Paralelamente, deu­‑se início a um longo processo de contestação do encerramento da sede, que incluiu um recurso para o Supremo Tribunal Administrativo. Este viria a tomar uma posição favorável à Cooperativa, em Julho de 1968, embora essa decisão não tenha tido quaisquer efeitos práticos. Mas a Pragma nunca foi extinta.

Nuno Teotónio Pereira e a Pragma

Por razões tácticas, Mário Murteira foi o sócio nº 1 e o primeiro presidente da direcção. Nuno Teotónio Pereira, sócio nº 2, foi o segundo presidente e, sem qualquer espécie de dúvida, o principal animador desse  projecto de criação da Cooperativa até ao fim das suas actividades.

Exposição organizada pela Pragma sobre planeamento económico e progresso social (Abril 1965)

No dia em que uma brigada da PIDE e o subdirector Sachetti invadiram a sede e a selaram, o Nuno seguiu com os agentes para a sede daquela polícia – de táxi – e foi mais tarde levado para a prisão de Caxias. Os outros elementos da direcção foram detidos no dia seguinte e todos libertados quatro dias depois.

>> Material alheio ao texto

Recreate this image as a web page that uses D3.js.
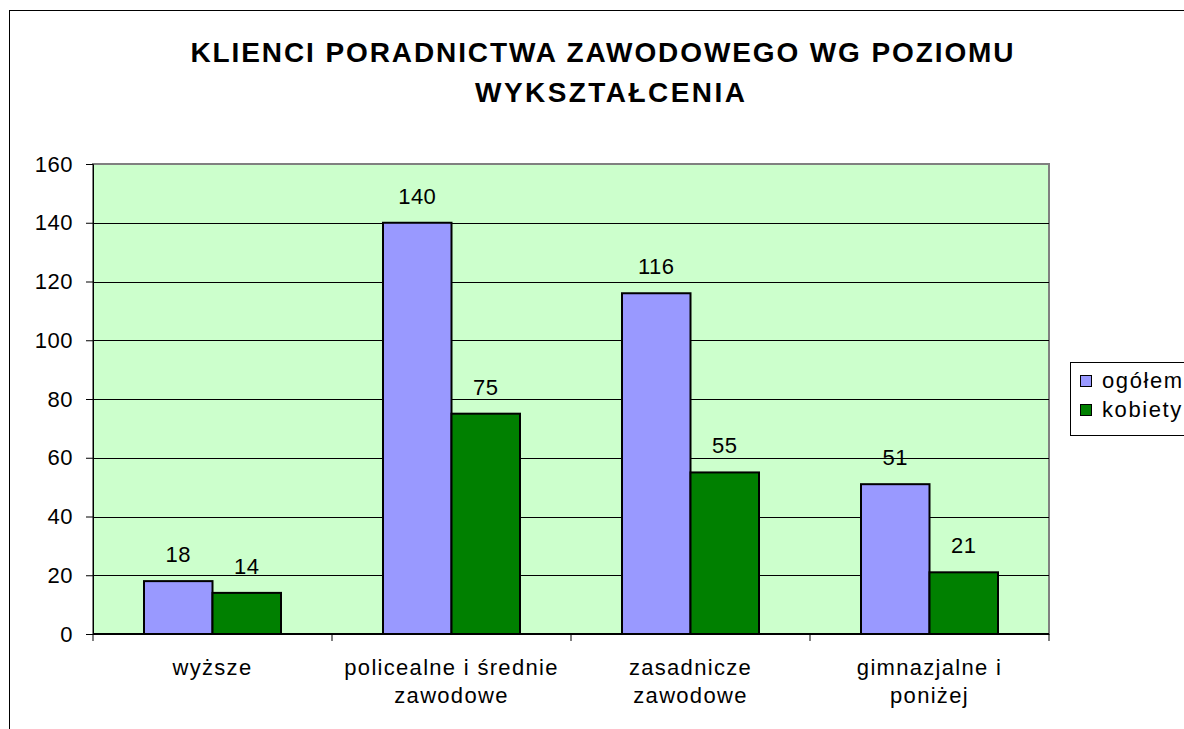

Seguiram-se tempos muito difíceis, como já referi na primeira parte deste texto, sempre, mas sempre, com a liderança pacífica e com uma perseverança inabalável do Nuno. Para além dos resultados visíveis destas suas características, ele foi para nós todos os que com ele colaborámos, um verdadeiro mestre de vida e de aprendizagem de militância e resistência. Marcou-nos para sempre, nunca a nossa gratidão será suficientemente forte para o que representou.